Именно с помощью этой идеи Гоббс смог показать, что государство является независимым ни от кого. Бурдье видит проблему когда человек начинает говорить и предпринимать действия от имени всех во благо, так как это приводит к навязыванию нужной правителю идеологии и представлений, используя “во благо” всего лишь как предлог. В этом смысле мы даже можем проследить концепцию “третьего лица власти”, которую выдвигал знаменитый американский политолог Стивен Льюкс[12].

Олег Валерьевич окунается во взгляды номиналистов, предварительно перед этим сделав следующий вывод: “Делегирование, однако, не является нашим роком: нам только кажется, что рядом с частным должно существовать что-то всеобщее, также воплощенное в отдельном предмете или инстанции.”[13].

[1] Хархордин О.В. Указ. соч. – С. 154.

[2] Хархордин О.В. Указ. соч. – С. 165.

[3] Перевод - “Первый среди равных”.

[4] Хархордин О.В. Указ. соч. – С. 165-170.

[5] Хархордин О.В. Указ. соч. – С. 171-174.

[6] Хархордин О.В. Указ. соч. – С. 185.

[7] Хархордин О.В. Указ. соч. – С. 185.

[8] Хархордин О.В. Указ. соч. – С. 188.

[9] Хархордин О.В. Указ. соч. – С. 208.

[10] Хархордин О.В. Указ. соч. – С. 189-212.

[11] Хархордин О.В. Указ. соч. – С. 214-215.

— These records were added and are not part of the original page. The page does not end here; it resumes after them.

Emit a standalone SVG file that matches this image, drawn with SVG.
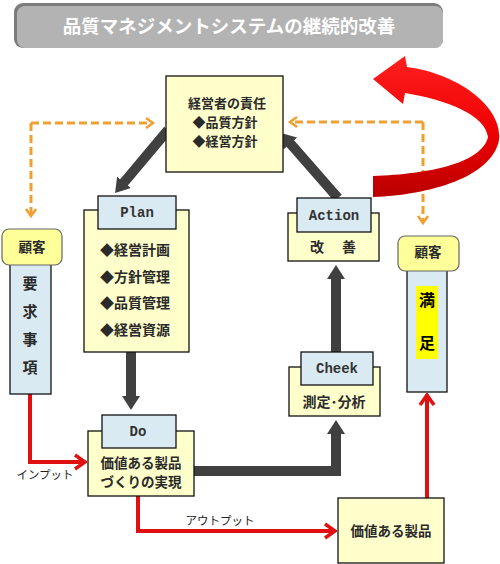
<svg xmlns="http://www.w3.org/2000/svg" width="500" height="564" viewBox="0 0 500 564">
<style>
.t{font-family:"Noto Sans CJK JP","Noto Sans",sans-serif;font-weight:bold;fill:#2a2a2a}
.m{font-family:"Liberation Mono","DejaVu Sans Mono",monospace;font-weight:bold;fill:#333;font-size:14px;text-anchor:middle}
.c{text-anchor:middle}
.body{fill:#ffffcc;stroke:#111;stroke-width:1.3}
.lab{fill:#daeaf2;stroke:#111;stroke-width:1.3}
.cust{fill:#ffff99;stroke:#666;stroke-width:1.2}
.col{fill:#daeaf2;stroke:#111;stroke-width:1.3}
.dk{fill:none;stroke:#404040;stroke-width:10;marker-end:url(#mdk)}
.rd{fill:none;stroke:#e01010;stroke-width:4;marker-end:url(#mrd)}
.or{fill:none;stroke:#f0a030;stroke-width:3;stroke-dasharray:8 4;marker-end:url(#mor)}
.lbl{font-family:"Noto Sans CJK JP","Noto Sans",sans-serif;fill:#222;font-size:11.5px;text-anchor:middle}
</style>
<defs>
<marker id="mdk" viewBox="0 0 14 18" markerUnits="userSpaceOnUse" markerWidth="14" markerHeight="18" refX="1" refY="9" orient="auto"><path d="M0,0 L14,9 L0,18 Z" fill="#404040"/></marker>
<marker id="mrd" viewBox="-2 -2 14 18" markerUnits="userSpaceOnUse" markerWidth="14" markerHeight="18" refX="10" refY="7" orient="auto"><path d="M0,0 L10,7 L0,14" fill="none" stroke="#e01010" stroke-width="3.5"/></marker>
<marker id="mor" viewBox="-2 -2 12 14" markerUnits="userSpaceOnUse" markerWidth="12" markerHeight="14" refX="7" refY="5" orient="auto"><path d="M0,0 L7,5 L0,10" fill="none" stroke="#f0a030" stroke-width="2.5"/></marker>
<linearGradient id="gr" gradientUnits="userSpaceOnUse" x1="0" y1="55" x2="0" y2="198">
<stop offset="0" stop-color="#ff2020"/><stop offset="0.55" stop-color="#ee0000"/><stop offset="1" stop-color="#b80000"/>
</linearGradient>
</defs>

<g id="title">
<rect x="14" y="3" width="429" height="45" rx="9" fill="#7c7c7c"/>
<rect x="17" y="6" width="426" height="42" rx="8" fill="#b3b3b3"/>
<text x="229" y="33" class="t c" style="fill:#fff;font-size:18.5px">品質マネジメントシステムの継続的改善</text>
</g>

<g id="connectors">
<path class="or" d="M31,123 H153"/>
<path class="or" d="M31,123 V216"/>
<path class="or" d="M423,122 H290"/>
<path class="or" d="M423,122 V223"/>
<path class="dk" d="M168,130 L123.4,183.1"/>
<path class="dk" d="M131,352 V397"/>
<path class="dk" d="M194,471 H336 V433" style="stroke-linejoin:miter"/>
<path class="dk" d="M336,352 V278"/>
<path class="dk" d="M338,198 L289.6,142.8"/>
<path class="rd" d="M30,394 V462 H85"/>
<path class="rd" d="M138,496 V531 H335"/>
<path class="rd" d="M427,498 V395"/>
<path d="M373,197 C430,195 492,177 499,140 C503,108 460,74 407,67 L405,56 L373,79 L403,104 L405,93 C448,100 485,115 488,137 C482,163 430,174 373,176 Z" fill="url(#gr)"/>
<text x="45" y="479" class="lbl">インプット</text>
<text x="220" y="525" class="lbl">アウトプット</text>
</g>

<g id="top">
<rect class="body" x="166" y="76" width="117" height="96"/>
<text x="227" y="108" class="t c" style="font-size:13px">経営者の責任</text>
<text x="225" y="127" class="t c" style="font-size:13px">◆品質方針</text>
<text x="225" y="146" class="t c" style="font-size:13px">◆経営方針</text>
</g>

<g id="plan">
<rect class="body" x="84" y="210" width="105" height="142"/>
<rect class="lab" x="98" y="196" width="78" height="33"/>
<text x="137" y="217" class="m">Plan</text>
<text x="100" y="255" class="t" style="font-size:14px">◆経営計画</text>
<text x="100" y="282" class="t" style="font-size:14px">◆方針管理</text>
<text x="100" y="308" class="t" style="font-size:14px">◆品質管理</text>
<text x="100" y="335" class="t" style="font-size:14px">◆経営資源</text>
</g>

<g id="do">
<rect class="body" x="88" y="431" width="106" height="65"/>
<rect class="lab" x="102" y="415" width="74" height="33"/>
<text x="138" y="436" class="m">Do</text>
<text x="141" y="468" class="t c" style="font-size:13.5px">価値ある製品</text>
<text x="141" y="487" class="t c" style="font-size:13.5px">づくりの実現</text>
</g>

<g id="check">
<rect class="body" x="289" y="367" width="91" height="49"/>
<rect class="lab" x="301" y="352" width="72" height="33"/>
<text x="337" y="373" class="m">Cheek</text>
<text x="334" y="407" class="t c" style="font-size:14px">測定･分析</text>
</g>

<g id="action">
<rect class="body" x="288" y="213" width="91" height="48"/>
<rect class="lab" x="297" y="198" width="74" height="34"/>
<text x="334" y="220" class="m">Action</text>
<text x="334" y="252" class="t c" style="font-size:14px;letter-spacing:2px">改　善</text>
</g>

<g id="product">
<rect class="body" x="338" y="498" width="106" height="65"/>
<text x="391" y="536" class="t c" style="font-size:13.5px">価値ある製品</text>
</g>

<g id="customer-left">
<rect class="col" x="10" y="264" width="41" height="130"/>
<rect class="cust" x="2" y="229" width="60" height="36" rx="7"/>
<text x="32" y="252" class="t c" style="font-size:13.5px">顧客</text>
<text x="30" y="289" class="t c" style="font-size:15px">要</text>
<text x="30" y="317" class="t c" style="font-size:15px">求</text>
<text x="30" y="345" class="t c" style="font-size:15px">事</text>
<text x="30" y="373" class="t c" style="font-size:15px">項</text>
</g>

<g id="customer-right">
<rect class="col" x="407" y="270" width="40" height="122"/>
<rect x="416" y="286" width="22" height="73" fill="#ffff00"/>
<rect class="cust" x="398" y="236" width="61" height="35" rx="7"/>
<text x="428" y="257" class="t c" style="font-size:13.5px">顧客</text>
<text x="427" y="306" class="t c" style="font-size:16px;fill:#000">満</text>
<text x="427" y="349" class="t c" style="font-size:16px;fill:#000">足</text>
</g>
</svg>
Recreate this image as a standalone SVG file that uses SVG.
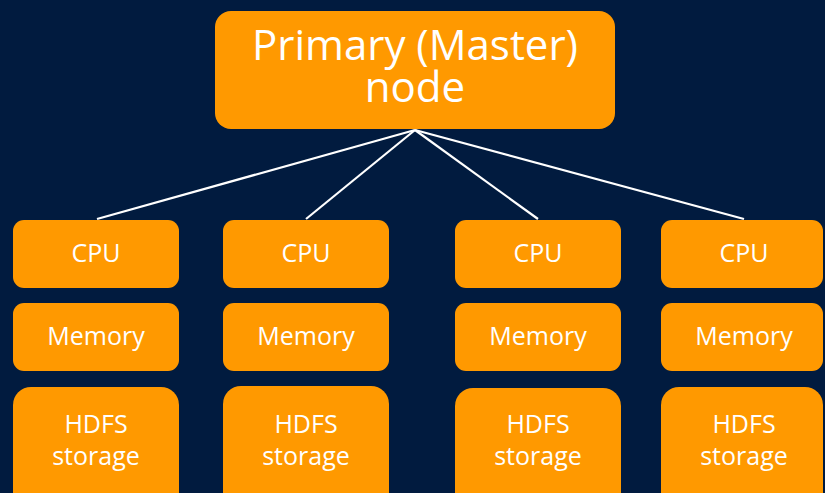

[12] Энциклопедия для детей. [Т. 27]. Политика / глав. ред. М. Аксёнова; зав.ред. О. Вавилов; отв. ред. И Меркина, И. Упадышева. – Москва: Мир энциклопедий Аванта+, 2012. – 463 c. – С. 18.

[13] Хархордин О.В. Указ. соч. – С. 216.

Литература

  1. Понятие государства в четырех языках: С6. статей / Под ред. О. Хархордина. СПб.; М.: Европейский университет в Санкт-Петербурге: Летний сад, 2002. — 218 с.